De ‘TDB’ wordt betwist op drie dagen – van vrijdag 24 tot zondag 26 mei, en vormt een verbinding tussen Oudenaarde en Durbuy.
Op vrijdag om 15.30u start de eerste etappe dus vanuit de parel van de Vlaamse Ardennen richting Nijvel, met vier RT’s en 94 kilometer op het programma. Een dag later gaat het eerst van Nijvel naar Pont-à-Lesse (drie RT’s, 115 km), met na de lunchpauze een rit richting Aarlen (187 km en 5 RT’s). Het programma op zondag bestaat uit zeven RT’s en 190 kilometer die de deelnemers van Aarlen naar Durbuy zullen brengen. Het programma is met negentien RT’s en bijna 600 kilometer bijzonder stevig, vooral omdat Alain Lopes, verantwoordelijk voor het parcours, zijn ervaring heeft laten spreken om een onuitgegeven, gevarieerd en selectief parcours aan te bieden.
We herinneren dat de Tour de Belgique 2019 openstaat voor wagens van voor 1973 (bouwjaar van het gehomologeerde model) en dat het klassement wordt opgesteld door rekening te houden met de cilinderinhoud.

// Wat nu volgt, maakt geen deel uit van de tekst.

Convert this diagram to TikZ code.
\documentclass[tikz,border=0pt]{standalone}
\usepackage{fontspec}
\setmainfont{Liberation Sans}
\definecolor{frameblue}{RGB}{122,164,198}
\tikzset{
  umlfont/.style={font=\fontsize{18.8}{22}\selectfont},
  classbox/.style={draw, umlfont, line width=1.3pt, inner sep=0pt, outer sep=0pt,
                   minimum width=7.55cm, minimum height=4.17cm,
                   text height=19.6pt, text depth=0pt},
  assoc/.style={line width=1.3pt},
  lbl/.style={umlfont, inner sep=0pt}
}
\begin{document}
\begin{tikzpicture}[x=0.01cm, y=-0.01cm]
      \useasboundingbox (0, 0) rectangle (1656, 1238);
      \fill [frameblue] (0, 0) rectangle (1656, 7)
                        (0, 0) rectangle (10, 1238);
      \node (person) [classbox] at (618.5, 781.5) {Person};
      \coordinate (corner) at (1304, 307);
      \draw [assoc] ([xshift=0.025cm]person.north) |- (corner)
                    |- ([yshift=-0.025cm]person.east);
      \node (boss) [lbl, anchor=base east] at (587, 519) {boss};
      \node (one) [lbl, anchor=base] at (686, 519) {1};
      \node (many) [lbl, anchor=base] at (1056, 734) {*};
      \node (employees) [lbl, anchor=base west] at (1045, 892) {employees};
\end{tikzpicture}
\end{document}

De tijdsopnames zullen dus gebeuren op basis van drie verschillende gemiddeldes: van 40 tot 44 km/u bij 0-1000 cc en 1001 tot 1300 cc, van 45 tot 47 km/u bij 1301 tot 1600 cc en 1601 tot 2000 cc en tot slot een hoog gemiddelde van 50 km/u voor wagens met 2001 tot 2500 cc en vanaf 2501 cc. Die tijdsopnames worden ook beïnvloed door een leeftijdscoëfficiënt.

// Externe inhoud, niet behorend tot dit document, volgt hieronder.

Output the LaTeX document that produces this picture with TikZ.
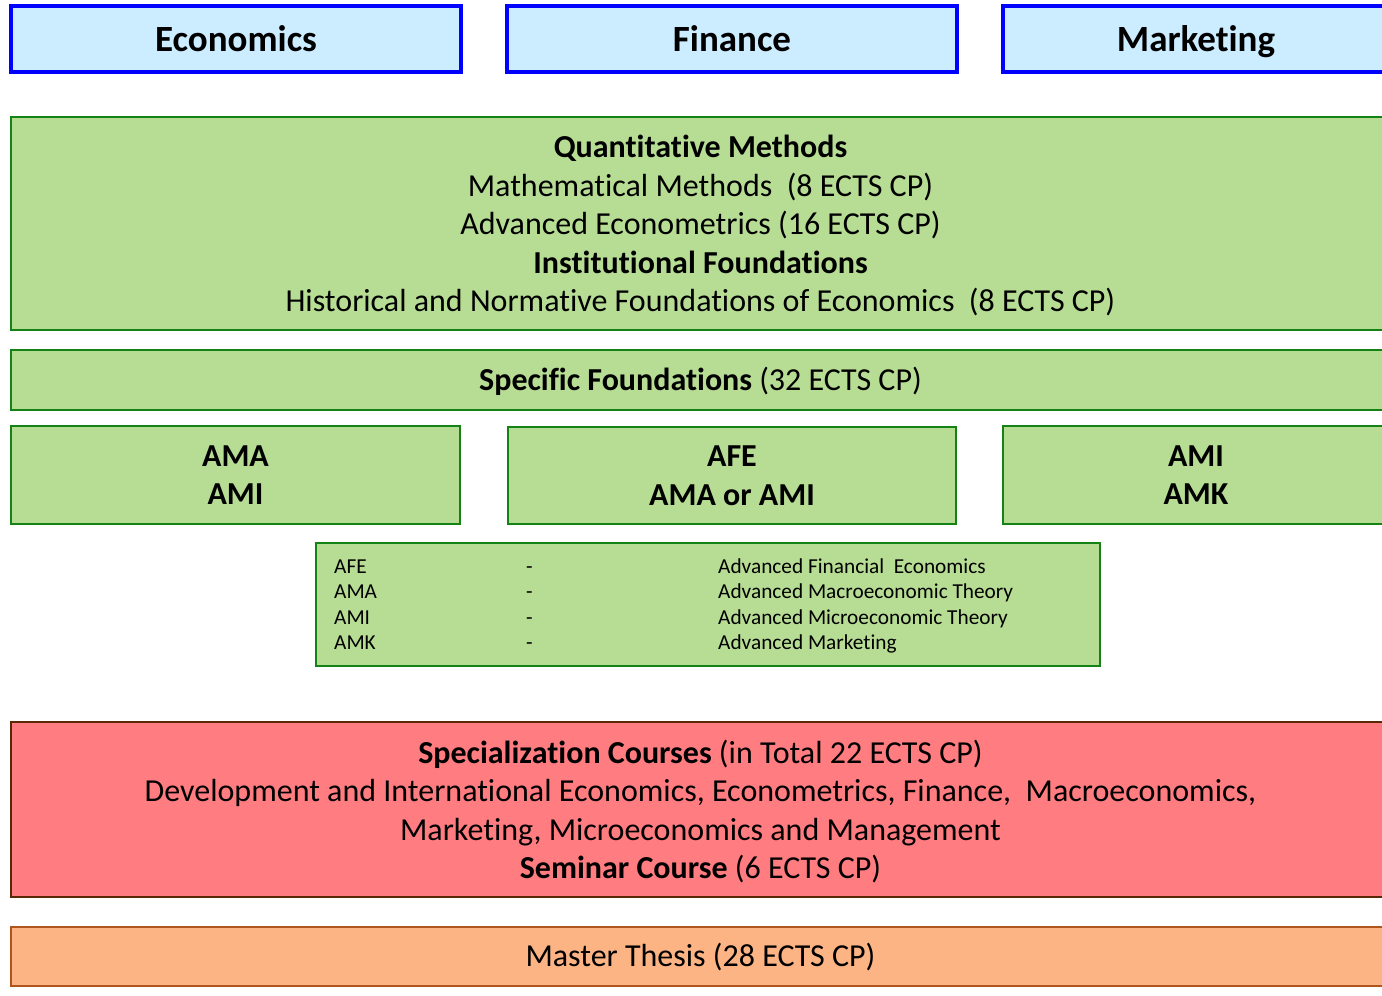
\documentclass[tikz,border=0pt]{standalone}
\usepackage{fontspec}
\setmainfont{Carlito}[Ligatures=CommonOff]
\usetikzlibrary{positioning}
\definecolor{trackblue}{RGB}{0,0,255}
\definecolor{trackfill}{RGB}{204,236,255}
\definecolor{basegreen}{RGB}{183,221,148}
\definecolor{basegreenline}{RGB}{20,130,20}
\definecolor{specred}{RGB}{255,124,128}
\definecolor{specredline}{RGB}{90,40,5}
\definecolor{thesisorange}{RGB}{253,180,132}
\definecolor{thesisline}{RGB}{175,85,30}

\newcommand{\headsize}{\fontsize{37}{44}\selectfont}
\newcommand{\bodysize}{\fontsize{32}{38.5}\selectfont}
\newcommand{\legendsize}{\fontsize{21.3}{25.3}\selectfont}

\tikzset{
  trackbox/.style={draw=trackblue, line width=4.5pt, fill=trackfill, inner sep=0pt,
    minimum height=66pt, text height=24pt, text depth=0pt, font=\headsize\bfseries},
  basebox/.style={draw=basegreenline, line width=2pt, fill=basegreen, inner sep=0pt,
    align=center, text depth=0pt, font=\bodysize},
  oneline/.style={text height=20.6pt, text depth=0pt},
  legendcol/.style={anchor=west, inner sep=0pt, align=left, font=\legendsize},
}

\begin{document}
\begin{tikzpicture}[x=1pt, y=-1pt]
\useasboundingbox (0,0) rectangle (1382,996);
\fill[white] (0,0) rectangle (1382,996);
\clip (0,0) rectangle (1382,996);

% study tracks
\node[trackbox, minimum width=450pt] (econ) at (236,39) {Economics};
\node[trackbox, minimum width=450pt] (fin) at (732,39) {Finance};
\node[trackbox, minimum width=386pt] (mkt) at (1196,39) {Marketing};

% common foundations
\node[basebox, minimum width=1379pt, minimum height=213pt] (quant) at (700.5,223.5) {
\textbf{Quantitative Methods}\\
Mathematical Methods~ (8 ECTS CP)\\
Advanced Econometrics (16 ECTS CP)\\
\textbf{Institutional Foundations}\\
Historical and Normative Foundations of Economics~ (8 ECTS CP)};
\node[basebox, oneline, minimum width=1379pt, minimum height=60pt] (spec) at (700.5,380) {\textbf{Specific Foundations} (32 ECTS CP)};

% track-specific foundations
\node[basebox, minimum width=449pt, minimum height=98pt, font=\bodysize\bfseries] (econfd) at (235.5,475) {AMA\\AMI};
\node[basebox, minimum width=448pt, minimum height=97pt, font=\bodysize\bfseries] (finfd) at (732,475.5) {AFE\\AMA or AMI};
\node[basebox, minimum width=386pt, minimum height=98pt, font=\bodysize\bfseries] (mktfd) at (1196,475) {AMI\\AMK};

% abbreviations
\node[basebox, minimum width=784pt, minimum height=123pt] (legend) at (708,604.5) {};
\node[legendcol] (abbr) at ([xshift=19pt,yshift=-2pt]legend.west) {\strut AFE\\\strut AMA\\\strut AMI\\\strut AMK};
\node[legendcol] (dash) at ([xshift=211pt,yshift=-2pt]legend.west) {\strut -\\\strut -\\\strut -\\\strut -};
\node[legendcol] (desc) at ([xshift=403pt,yshift=-2pt]legend.west) {\strut Advanced Financial~ Economics\\
\strut Advanced Macroeconomic Theory\\
\strut Advanced Microeconomic Theory\\
\strut Advanced Marketing};

% specialization and thesis
\node[draw=specredline, line width=2pt, fill=specred, inner sep=0pt, align=center, text depth=0pt,
  font=\bodysize, minimum width=1379pt, minimum height=175pt] (special) at (700.5,809.5) {
\textbf{Specialization Courses} (in Total 22 ECTS CP)\\
Development and International Economics, Econometrics, Finance,~ Macroeconomics,\\
Marketing, Microeconomics and Management\\
\textbf{Seminar Course} (6 ECTS CP)};
\node[draw=thesisline, line width=2pt, fill=thesisorange, inner sep=0pt, oneline, font=\bodysize,
  minimum width=1379pt, minimum height=59pt] (thesis) at (700.5,956.5) {Master Thesis (28 ECTS CP)};
\end{tikzpicture}
\end{document}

Belangrijk is verder dat de tijden, om vanzelfsprekende veiligheidsredenen, nooit worden opgenomen op minder dan 400 meter na een kruispunt met stopbord of voorrangsbord, en dat doortochten door dorpen strikt beperkt worden.
Uithouding, regelmaat, gezelligheid… de Tour de Belgique jaargang 2019 keert terug naar de bron die van de wedstrijd een succes heeft gemaakt.